Ma per i cultori della società dei diritti a prescindere, dove tutto diventa legittima pretesa, il limite non è consentito. Siamo al livello di “Unico e la sua proprietà”, una sorta di anarchismo solipsistico in cui l’ego è misura del mondo.
Educare al fallimento
Da questo bisognerebbe ripartire. Perchè i ragazzi (alcuni ragazzi) non sanno accettare il rifiuto e reagiscono con violenza? Non stupisce che il Turetta venisse descritto come un bravo ragazzo. Perchè magari lo era. Finché aveva quello che voleva, era sicuramente un bravo ragazzo. Ma al primo scoglio, al primo ostacolo, al primo rifiuto, ha mostrato tutta la sua fragilità emotiva ricorrendo all’ancestrale impulso della violenza, unico campo in cui poteva sopraffare la vittima. Pensandoci, è la stessa dinamica delle baby gang, la stessa dinamica in generale della criminalità giovanile, la stessa dinamica del ragazzo che spara all’insegnante, coperto dai genitori. I germi sono i medesimi. Una società che non tollera più il limite. Senso del limite che paradossalmente è dato – archetipicamente – dal “maschile” che tuttavia si continua a voler abbattere perché intrinsecamente violento e fascista.
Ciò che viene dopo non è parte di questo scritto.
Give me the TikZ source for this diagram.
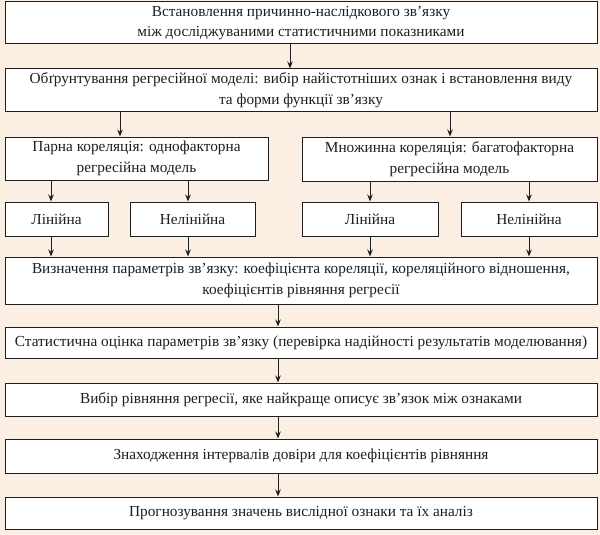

E’ la società sempre più “materna” il vero problema
I nuovi alfieri della lotta al patriarcato, non si rendono conto, invece, che è una società sempre più materna (la madre maligna) che illude nella sua finta capacità di accogliere, ad essere la radice del problema. Una società che come una madre malefica, come una moderna Lilith, tende a perdonare, ad accogliere, a negare il male per non affrontarlo è la causa di generazioni sempre più viziate, in una bolla virtuale che non conosce limiti all’espansione dell’ego, in cui tutto ciò che si vuole è un diritto, in cui ogni ostacolo va rimosso.